This study addresses the challenge of accurately capturing high-speed three-dimensional deformations of large-scale engineering structures under extreme illumination conditions, where conventional cameras suffer from limited dynamic range. The work presents the first complete application of a multi-event camera array to this problem, proposing an end-to-end, high-precision measurement framework. By leveraging asynchronous event streams and temporal correlation analysis, fiducial markers are extracted; Kruppa equations enable rapid self-calibration; and unified coordinate transformation combined with linear intersection facilitates 3D reconstruction. The method achieves fully automatic multi-camera self-calibration and deformation measurement under harsh lighting, attaining a relative error below 0.08%—significantly outperforming existing approaches.
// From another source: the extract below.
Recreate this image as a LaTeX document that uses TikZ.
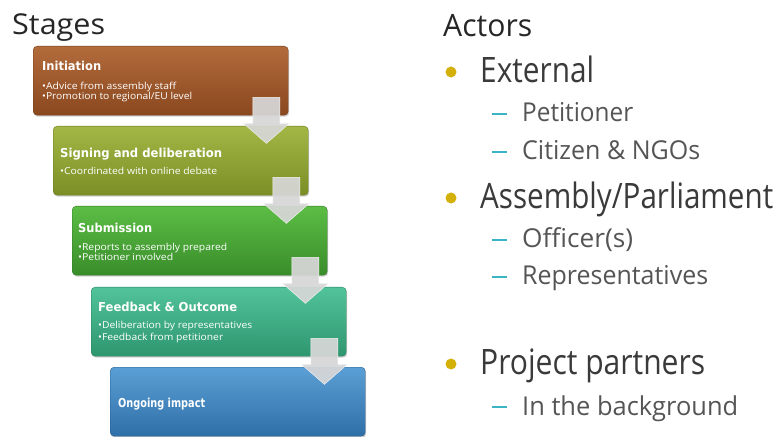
\documentclass[tikz,border=0pt]{standalone}
\usepackage{fontspec}
\setmainfont{Open Sans}
\newfontfamily\titlefont{DejaVu Sans}
\usepackage{graphicx}
\usetikzlibrary{shadows,calc}
\newcommand{\fitw}[3]{\resizebox{#1bp}{\height}{\fontsize{#2bp}{#2bp}\selectfont #3}}
\definecolor{brownT}{HTML}{B26B3B}\definecolor{brownB}{HTML}{8A481F}
\definecolor{oliveT}{HTML}{A2B745}\definecolor{oliveB}{HTML}{7B8E26}
\definecolor{greenT}{HTML}{5CBD45}\definecolor{greenB}{HTML}{398D2A}
\definecolor{tealT}{HTML}{52C39A}\definecolor{tealB}{HTML}{2E966F}
\definecolor{blueT}{HTML}{5A9FD5}\definecolor{blueB}{HTML}{2F6FA7}
\definecolor{arrowgray}{HTML}{D7D7D7}
\definecolor{dotgold}{HTML}{D4B108}
\definecolor{dashteal}{HTML}{3BB4C4}
\definecolor{darktext}{HTML}{262626}
\definecolor{midtext}{HTML}{3A3A3A}
\definecolor{subtext}{HTML}{555555}
\tikzset{
  stagebox/.style n args={2}{rectangle, rounded corners=4bp, minimum width=255bp,
    minimum height=69bp, anchor=north west, inner sep=0pt,
    top color=#1, bottom color=#2, draw=#2!85!black, line width=0.4bp,
    drop shadow={opacity=0.35, shadow xshift=1bp, shadow yshift=-1.5bp}},
  txt/.style={anchor=base west, inner sep=0pt, text=white},
  rtxt/.style={anchor=base west, inner sep=0pt},
  downarrow/.style={fill=arrowgray, fill opacity=0.93, draw=white!92!gray, line width=0.4bp},
  golddot/.style={fill=dotgold, draw=none},
  tealdash/.style={draw=dashteal, line width=2.4bp}
}
\begin{document}
\begin{tikzpicture}[x=1bp,y=-1bp]
\useasboundingbox (0,0) rectangle (778,437);
\fill[white] (0,0) rectangle (778,437);

% stage boxes
\node[stagebox={brownT}{brownB}] (b1) at (33,46) {};
\node[stagebox={oliveT}{oliveB}] (b2) at (53,126) {};
\node[stagebox={greenT}{greenB}] (b3) at (72,206) {};
\node[stagebox={tealT}{tealB}] (b4) at (91,287) {};
\node[stagebox={blueT}{blueB}] (b5) at (110,367) {};

% down arrows
\foreach \i in {1,2,3,4}{
  \draw[downarrow]
    ($(b\i.south east)+(-35.5,-18)$) -- ($(b\i.south east)+(-8.5,-18)$)
    -- ($(b\i.south east)+(-8.5,8)$) -- ($(b\i.south east)+(1,8)$)
    -- ($(b\i.south east)+(-22,28)$) -- ($(b\i.south east)+(-45,8)$)
    -- ($(b\i.south east)+(-35.5,8)$) -- cycle;
}

% box texts
\node[txt] (t1) at (42,71) {\fitw{59}{12.3}{\titlefont\bfseries Initiation}};
\node[txt] (t1a) at (42,90) {\fitw{134}{9.6}{•Advice from assembly staff}};
\node[txt] (t1b) at (42,100) {\fitw{150}{9.6}{•Promotion to regional/EU level}};

\node[txt] (t2) at (60,158) {\fitw{162}{12.3}{\titlefont\bfseries Signing and deliberation}};
\node[txt] (t2a) at (60,175) {\fitw{157}{9.6}{•Coordinated with online debate}};

\node[txt] (t3) at (78,233) {\fitw{74}{12.3}{\titlefont\bfseries Submission}};
\node[txt] (t3a) at (78,251) {\fitw{149}{9.6}{•Reports to assembly prepared}};
\node[txt] (t3b) at (78,261) {\fitw{95}{9.6}{•Petitioner involved}};

\node[txt] (t4) at (98,312) {\fitw{139}{12.3}{\titlefont\bfseries Feedback \& Outcome}};
\node[txt] (t4a) at (98,329) {\fitw{154}{9.6}{•Deliberation by representatives}};
\node[txt] (t4b) at (98,341) {\fitw{125}{9.6}{•Feedback from petitioner}};

\node[txt] (t5) at (118,407) {\fitw{87}{12.3}{\titlefont\bfseries Ongoing impact}};

% headings
\node[rtxt, text=darktext] (stages) at (12,35) {\fitw{93}{28.7}{Stages}};
\node[rtxt, text=darktext] (actors) at (443,37) {\fitw{89}{30.8}{Actors}};

% level 1
\fill[golddot] (451,72) circle (5.5);
\node[rtxt, text=midtext] (ext) at (480,82.5) {\fitw{114}{35}{External}};
\fill[golddot] (451,198) circle (5.5);
\node[rtxt, text=midtext] (asm) at (480,209) {\fitw{293}{35}{Assembly/Parliament}};
\fill[golddot] (451,364) circle (5.5);
\node[rtxt, text=midtext] (pp) at (480,375) {\fitw{225}{35}{Project partners}};

% level 2
\draw[tealdash] (492,114) -- (507,114);
\node[rtxt, text=subtext] (pet) at (522,122) {\fitw{111}{26}{Petitioner}};
\draw[tealdash] (492,152) -- (507,152);
\node[rtxt, text=subtext] (cit) at (522,160) {\fitw{178}{26}{Citizen \& NGOs}};
\draw[tealdash] (492,240) -- (507,240);
\node[rtxt, text=subtext] (off) at (522,248) {\fitw{111}{26}{Officer(s)}};
\draw[tealdash] (492,277) -- (507,277);
\node[rtxt, text=subtext] (rep) at (522,285) {\fitw{186}{26}{Representatives}};
\draw[tealdash] (492,407) -- (507,407);
\node[rtxt, text=subtext] (bg) at (522,415) {\fitw{216}{26}{In the background}};
\end{tikzpicture}
\end{document}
Background: Large engineering structures, such as space launch towers and suspension bridges, are subjected to extreme forces that cause high-speed 3D deformation and compromise safety. These structures typically operate under extreme illumination conditions. Traditional cameras often struggle to handle strong light intensity, leading to overexposure due to their limited dynamic range. Objective: Event cameras have emerged as a compelling alternative to traditional cameras in high dynamic range and low-latency applications. This paper presents an integrated method, from calibration to measurement, using a multi-event camera array for high-speed 3D deformation monitoring of structures in extreme illumination conditions. Methods: Firstly, the proposed method combines the characteristics of the asynchronous event stream and temporal correlation analysis to extract the corresponding marker center point. Subsequently, the method achieves rapid calibration by solving the Kruppa equations in conjunction with a parameter optimization framework. Finally, by employing a unified coordinate transformation and linear intersection, the method enables the measurement of 3D deformation of the target structure. Results: Experiments confirmed that the relative measurement error is below 0.08%. Field experiments under extreme illumination conditions, including self-calibration of a multi-event camera array and 3D deformation measurement, verified the performance of the proposed method. Conclusions: This paper addressed the critical limitation of traditional cameras in measuring high-speed 3D deformations under extreme illumination conditions. The experimental results demonstrate that, compared to other methods, the proposed method can accurately measure 3D deformations of structures under harsh lighting conditions, and the relative error of the measured deformation is less than 0.1%.